The past several weeks I've focused on other projects that still consume an inordinate amount of time. Specifically, I've been working on revamping a web site for my brother-in-law's start-up business. The fact that I'm a novice at working with html (despite my several years experience with WYSIWYG web authoring) wasn't a deterrent to him. I guess when funds are limited; lack of experience is no excuse. The business is offering some cool products and while the site isn't fancy, it hopefully will be a good tool. Over time I'll be working to refine and improve it.
RaptureReady Gear™...old site.....preview of the new site.
While there is much to go, I've got the first iteration of the site format together and it is nearly functional. Later this week we'll take it live and start on a few of the additional areas to make the site a bit more of a destination. The result of this narrow focus is that while I've been pretty much kept up with the news, and have formed several ideas and comments along the way, there's been little time to formulate into commentary on this blog.
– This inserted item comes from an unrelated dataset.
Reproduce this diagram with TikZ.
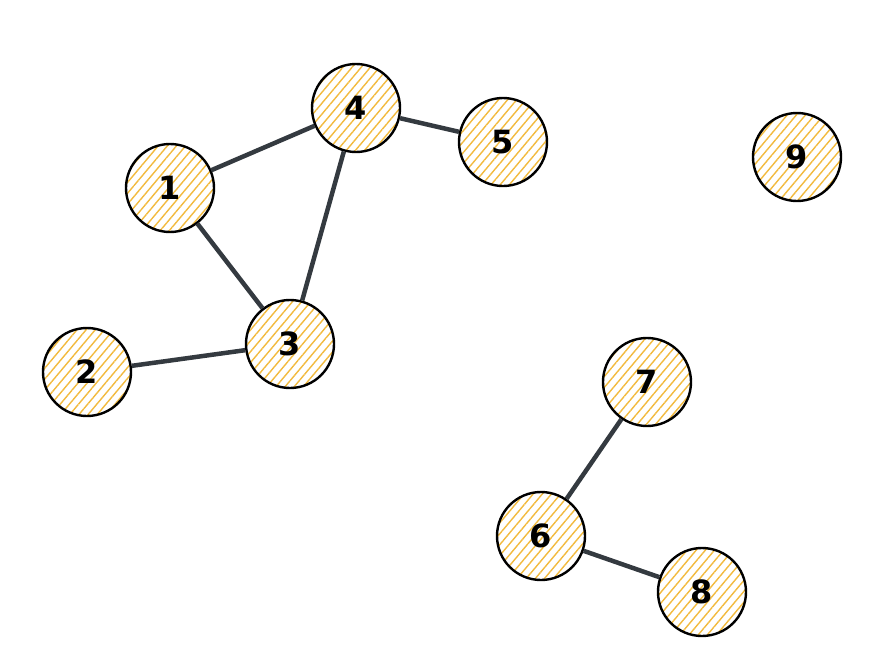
\documentclass[tikz,border=0pt]{standalone}
\usepackage{fontspec}
\setmainfont{DejaVu Sans}
\usetikzlibrary{patterns.meta}
\definecolor{hatch}{HTML}{F2BA3E}
\definecolor{edgec}{HTML}{343A40}
\tikzset{
  vert/.style={circle, minimum size=88pt, inner sep=0pt, draw=black, line width=2.4pt,
    pattern={Lines[angle=50,distance=7pt,line width=1.4pt]}, pattern color=hatch,
    font=\fontsize{32pt}{32pt}\selectfont\bfseries},
  link/.style={draw=edgec, line width=4.5pt},
}
\begin{document}
\begin{tikzpicture}[x=1pt,y=-1pt]
\useasboundingbox (0,0) rectangle (884,672);
\node[vert] (n1) at (170,188) {1};
\node[vert] (n4) at (356,108) {4};
\node[vert] (n5) at (503,142) {5};
\node[vert] (n9) at (797,157) {9};
\node[vert] (n3) at (290,344) {3};
\node[vert] (n2) at (87,372) {2};
\node[vert] (n7) at (647,382) {7};
\node[vert] (n6) at (541,536) {6};
\node[vert] (n8) at (702,592) {8};
\draw[link] (n1) -- (n4);
\draw[link] (n1) -- (n3);
\draw[link] (n3) -- (n4);
\draw[link] (n4) -- (n5);
\draw[link] (n2) -- (n3);
\draw[link] (n7) -- (n6);
\draw[link] (n6) -- (n8);
\end{tikzpicture}
\end{document}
Thus the dearth of postings.
Just a few quick comments though. Michael Moore. I watched his interview with Bill O'Reilly during the Democratic Convention and was struck by several things. His inability to concede that President Bush did not lie to the American public about Iraq but was the recipient of faulty information from both the CIA and British intelligence. Both of those organizations, plus the Russian intelligence services have conceded that they had come to the same conclusions, Iraq had and was acquiring more WMD’s. (I wonder in the face of the premier intelligence agencies of the world coming to the same analytical conclusions, was there an effort by Saddam to provide this disinformation to discredit and embarrass the administration?)
Bush acted on that information in a proactive manner to protect America from the possibility of attack. Moore says it doesn't matter that Bush may have had faulty intelligence, that he repeated it to the American public and then acted on it constituted a lie. Huh? So if someone told Moore that a particular script would result in a blockbuster movie and Moore sold it to a number of investors for millions of dollars, then the production was a bust and everyone lost all of their investment, Moore would be a liar for acting in good faith on the information he had?
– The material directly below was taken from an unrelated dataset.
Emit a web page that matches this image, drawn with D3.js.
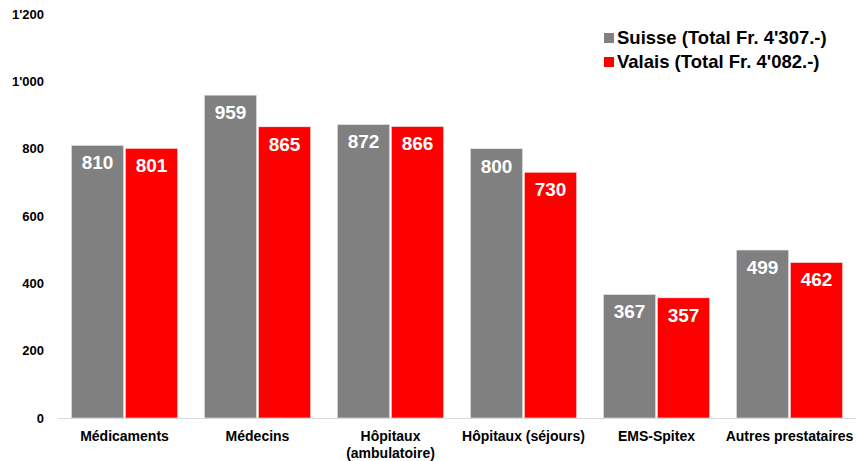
<!DOCTYPE html>
<html>
<head>
<meta charset="utf-8">
<script src="https://cdn.jsdelivr.net/npm/d3@7"></script>
<style>
  body { margin: 0; background: #fff; }
  text { font-family: "Liberation Sans", Arial, sans-serif; font-weight: bold; }
</style>
</head>
<body>
<div id="chart"></div>
<script>
const categories = ["Médicaments", "Médecins", "Hôpitaux\n(ambulatoire)", "Hôpitaux (séjours)", "EMS-Spitex", "Autres prestataires"];
const suisse = [810, 959, 872, 800, 367, 499];
const valais = [801, 865, 866, 730, 357, 462];
const seriesNames = ["Suisse (Total Fr. 4'307.-)", "Valais (Total Fr. 4'082.-)"];
const colors = ["#808080", "#ff0000"];
const yTicks = [0, 200, 400, 600, 800, 1000, 1200];

const width = 856, height = 461;
const margin = {top: 14, right: 0, bottom: 43, left: 58};
const innerW = width - margin.left - margin.right;
const innerH = height - margin.top - margin.bottom;

let svg = d3.select("#chart")
    .append("svg")
    .attr("width", width)
    .attr("height", height)
    .append("g")
    .attr("transform", `translate(${margin.left}, ${margin.top})`);

let data = categories.map(function(c, i) {
    return {cat: c, values: [suisse[i], valais[i]]};
});

let x0 = d3.scaleBand()
    .domain(categories)
    .range([0, innerW])
    .paddingInner(0.2)
    .paddingOuter(0.1);

let x1 = d3.scaleBand()
    .domain([0, 1])
    .range([0, x0.bandwidth()])
    .paddingInner(0.03);

let y = d3.scaleLinear()
    .domain([0, 1200])
    .range([innerH, 0]);

// y labels (no axis line)
let fmt = function(v) { return d3.format(",")(v).replace(",", "'"); };
svg.append("g")
    .selectAll("text")
    .data(yTicks)
    .enter()
    .append("text")
    .attr("x", -14)
    .attr("y", function(d) { return y(d); })
    .attr("dy", "0.35em")
    .attr("text-anchor", "end")
    .style("font-size", "13px")
    .attr("fill", "#000")
    .text(fmt);

let groups = svg.append("g")
    .selectAll("g")
    .data(data)
    .enter()
    .append("g")
    .attr("transform", function(d) { return `translate(${x0(d.cat)},0)`; });

groups.selectAll("rect")
    .data(function(d) { return d.values.map(function(v, k) { return {k: k, v: v}; }); })
    .enter()
    .append("rect")
    .attr("x", function(d) { return x1(d.k); })
    .attr("y", function(d) { return y(d.v); })
    .attr("width", x1.bandwidth())
    .attr("height", function(d) { return innerH - y(d.v); })
    .attr("fill", function(d) { return colors[d.k]; })
    .attr("stroke", "#f0f0f0")
    .attr("stroke-width", 0.6);

groups.selectAll("text.val")
    .data(function(d) { return d.values.map(function(v, k) { return {k: k, v: v}; }); })
    .enter()
    .append("text")
    .attr("class", "val")
    .attr("x", function(d) { return x1(d.k) + x1.bandwidth() / 2; })
    .attr("y", function(d) { return y(d.v) + 24; })
    .attr("text-anchor", "middle")
    .attr("fill", "#fff")
    .style("font-size", "19px")
    .text(function(d) { return d.v; });

// baseline
svg.append("line")
    .attr("x1", 0)
    .attr("x2", innerW)
    .attr("y1", innerH + 0.5)
    .attr("y2", innerH + 0.5)
    .attr("stroke", "#d9d9d9")
    .attr("stroke-width", 1);

// category labels
let catLabels = svg.append("g")
    .selectAll("text")
    .data(categories)
    .enter()
    .append("text")
    .attr("x", function(d) { return x0(d) + x0.bandwidth() / 2; })
    .attr("y", innerH + 23)
    .attr("text-anchor", "middle")
    .style("font-size", "14px")
    .attr("fill", "#000");

catLabels.each(function(d) {
    let lines = d.split("\n");
    let t = d3.select(this);
    lines.forEach(function(l, i) {
        t.append("tspan")
            .attr("x", x0(d) + x0.bandwidth() / 2)
            .attr("dy", i === 0 ? 0 : 17)
            .text(l);
    });
});

// legend
let legend = svg.append("g")
    .attr("transform", `translate(${604 - margin.left}, ${38 - margin.top})`);

seriesNames.forEach(function(name, i) {
    legend.append("rect")
        .attr("x", 0)
        .attr("y", i * 24 - 5)
        .attr("width", 10)
        .attr("height", 10)
        .attr("fill", colors[i]);
    legend.append("text")
        .attr("x", 13)
        .attr("y", i * 24)
        .attr("dy", "0.35em")
        .style("font-size", "18.5px")
        .attr("fill", "#000")
        .text(name);
});
</script>
</body>
</html>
The other thing I noticed about Moore is that he constantly referred to our military men and women as "children." Time after time he made statements such as, to paraphrase, "Bush sending our children to Iraq to die," and asking O'Reilly if he would "send his children to Iraq or Fallujah to die?"
First of all, they are not "children" but grown men and women, some certainly young adults, but adults nonetheless. To imply that they were incapable of, in Moore's opinion, making a mature decision to join the military, unawares of the potential for deployment to a war zone, and are thus being abused by their commander-in-chief by going to do the jobs they are primarily trained for, is patronizing and demeaning. While certainly no sane person passionately desires to be subjected to the horrors of combat, at the same time they go knowing they have a job to do, it is a job they have volunteered for by enlisting and they have been trained and equipped to carry out their orders.
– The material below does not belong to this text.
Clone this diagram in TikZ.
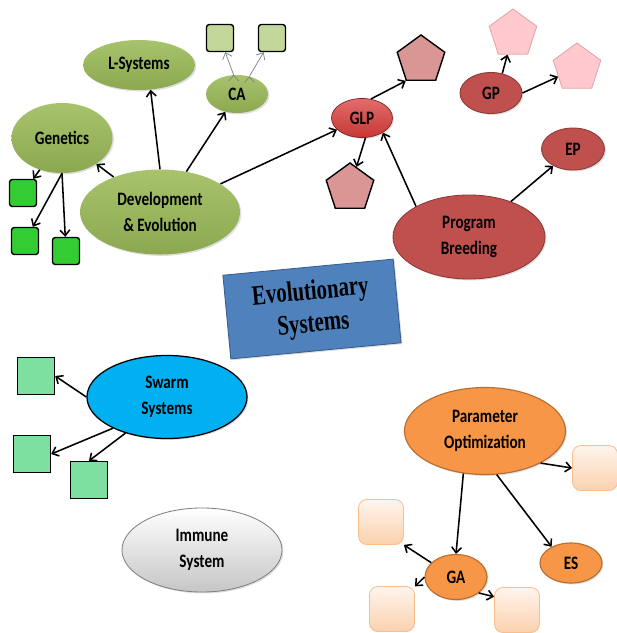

Secondly, President Bush did not send our soldiers to Iraq "to die." They went there to drive out a brutal dictator who, WMD’s or not, was a threat to the US and world peace as well as to the Iraqi people. The sad fact of military combat is that there will be loss of life, it is inevitable. But our military men and women did not go there to die, but to win freedom for the Iraqi people and secure the peace. That this has been difficult to achieve over the past year is testament to the very necessity of the action taken to secure it. To say our men and women went there to die is to concede defeat and demean the sacrifice of those who have given their lives for the Iraqi people and for their country.
Finally, anyone viewing Moore's Fahrenheit 9/11 needs to keep in mind that Moore is a filmmaker. As such, remember that the operational mode for a filmmaker is to have in hand a concept, a script, to know the end result of what you want to produce, and then craft your product to achieve the desired result. Moore followed this pattern in creating F-9/11. He knew what he wanted the finished product to achieve, smearing President Bush in the most negative way possible. Then he set about adjusting time lines, changing scenarios and fact to achieve that end. Truth wasn't an issue. Smearing Bush was the objective and nothing would get in the way, certainly not truth.
Moore's fast and loose playing with the facts of the allegations he makes has been documented by such sources as Newsweek. Yet he continues deliberately misleading a blind American pubic. His product is not documentary; it is not the search for the truth. It is a thinly veiled political campaign to spread lies and innuendo to try to bring down President Bush. To think otherwise is to remain oblivious to the obvious.
Most people know the movie Titanic is fiction, but there is a number who think it is the truth of what really happened. While there are diehard Bush haters who swallow Moore's celluloid diatribe, hopefully, most people will realize F-9/11 is fiction as well and write off Michael Moore as a truly angry white male with no passion for the truth.